High Availability (Load Balancing) behind a firewall
My boss wants me to setup a load balanced system with a firewall filtering the traffic out and making this whole thing scalable for adding new machines into the cluster.
How would I go about this?
There would be a pyramid-like structure in his proposed system, where the firewall host would route traffic arriving to its internal servers (load balancers), which would in turn distribute it among the web and file servers in the inner network.
Is this a good solution? I would think that having (at least) 2 load balancers directly connected to the Internet would be desirable. Otherwise one has the single point of failure firewall. I would even go further and include the load balancers in the 2 firewalls, which are directly connected to the Internet and share a common virtual wan ip address.
So, I would have the following (simplest) setup:
2 Firewall hosts with the load balancers sharing 1 virtual ip
2 Web servers behind these firewalls which are to be load balanced by the firewalls
Does this sound like a better solution or do you think I should go with the pyramid approach? Does load balancing even justify then? Isn't the connection speed (10-100Mbit) a bottleneck rather than the server power (having very new hardware). Wouldn't the firewall, which needs to handle ALL connections be the bottleneck when it comes to using resources?
Might we even install webservers on the firewalls/load balancers as well to make use of their resources more efficiently or does that defeat the purpouse of a firewall?
With todays technology virtualisation (aka Xen, VirtualLinux) could be used as well to make use of all the resources of the firewall hosts while still completely separating the firewall from the load balancer and the maybe even installed web server on that system.
What would be the best solution? Is there a best solution? What does it depend on: Connection speed to the network/Internet of the various hosts, their processing power? How can one approximate the number of connections a host (firewall) can handle?
Is there a formula to calculate the number of firewall, load balancing and web server hosts which is optimal?
Can we measure the speeds of various tasks fulfilled by the hosts to approximate an optimal solution?
Any ideas would be greatly appreciated.
As I go on the load balancing howto I'm writing a script to automate this for loadb1 and loadb2, so that one can interactively enter the various bits of information necessary btw. If I get some good feedback on this and the system goes into production with the script working, I think I will post it somewhere in this forum.
Did you have a look at these tutorials?
Yeah I did actually have a look at those, except the last one.
My question was more about firewalls. I know there are tutorials how to set them up on this site as well. But I'm trying to figure out what kind of setup is optimal with what hardware. In theory I know all the possibilities because I've been browsing this forum. What I'm trying to figure out is the optimal solution. So, should we separate firewall from web server completely, by hardware hosts or just by virtual hosts or is it OK to put web server and firewall on the same machine. Things like that, more general. You know what I mean? I'm sure this is of interest to many who are setting up networks.

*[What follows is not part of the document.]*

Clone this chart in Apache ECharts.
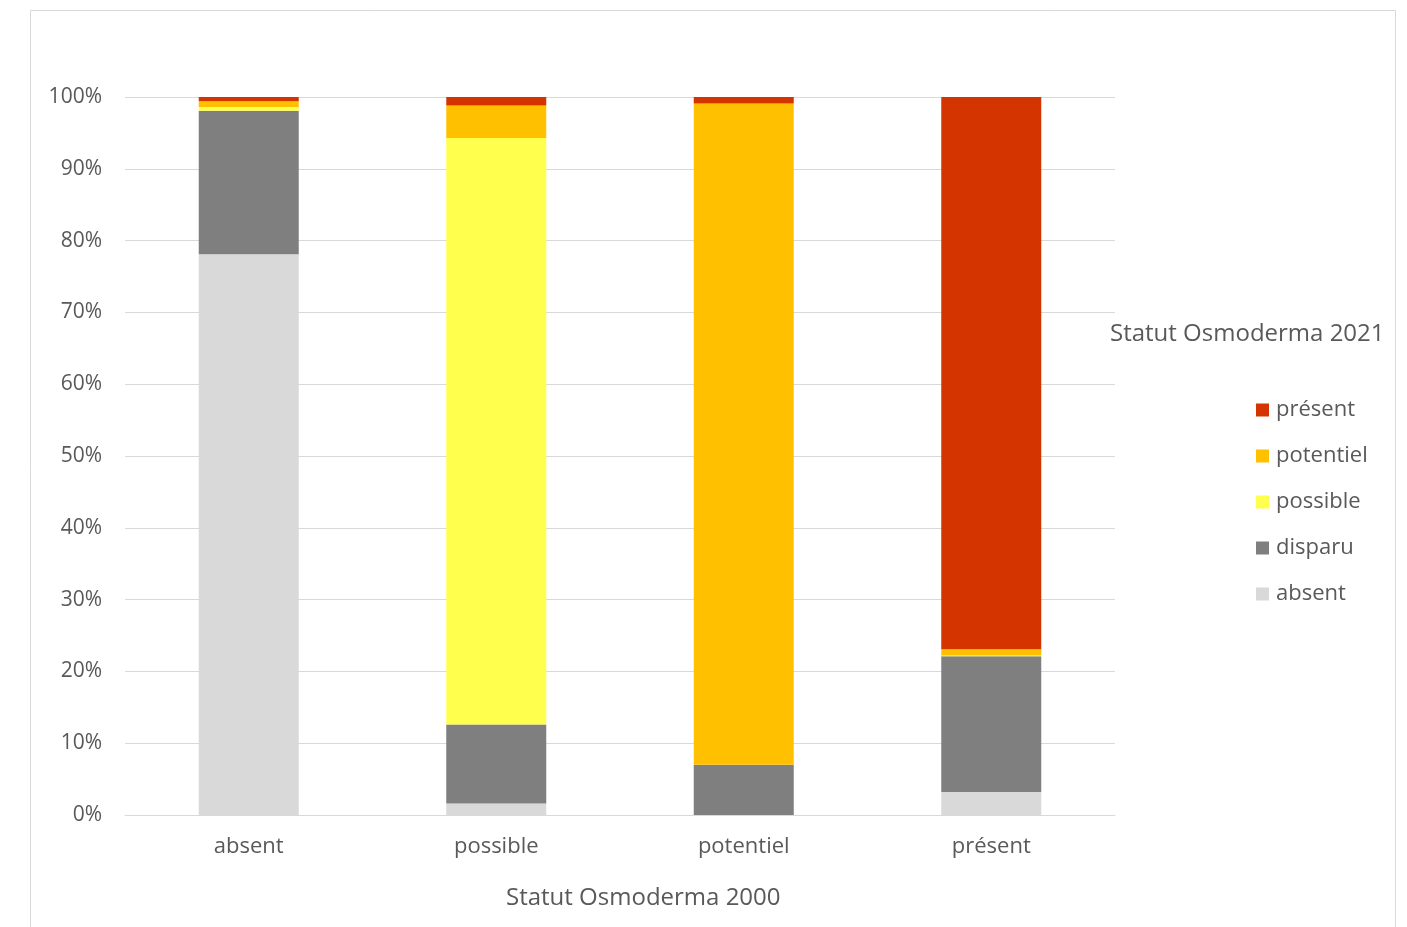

To study this kind of stuff, do you know of any good tools to monitor performance on Linux systems which are preferably open source?
A problem that I came across:
When I followed the howto http://www.howtoforge.com/high_avail...apache_cluster
I made a mistake and put two different load balancers into the file /etc/ha.d/haresources (i.e. loadb1's `uname -n` in loadb1 and loadb2's `uname -n` output in loadb2.
I tried reversing the step by putting loadb1's output into the file of loadb2 and restarting the services, but the output of `ipvsadm -L -n` still gave the same on loadb1 and loadb2:
Do you know what I'm missing? Is there another service I need to restart that I might have forgotten?
Thanks for all the good and easily understandable howtos and all the technical support. The howtos are greatly appreciated by (probably) many. :-)
Are there any modern updates to the first link with the High Availability and Load Balanced Clusters using redundant LB's and LAMP stacks? I am having trouble finding current equivalents using current gen software stacks (ie: Ubuntu Server 10.04, HAProxy, Linux-HA etc.)... :confused:
EDIT: Also using SSL persistence with use of shopping carts etc... I've posted in the Uby-forums about what I am going to embark on:
AFAIK, Ultramonkey is not being developed anymore... :(
By saying Ultramonkey, are you referring to Linux-HA and HAProxy as well? :confused:
No, just to Ultramonkey. Linux-HA and HAProxy are still being maintained/developed.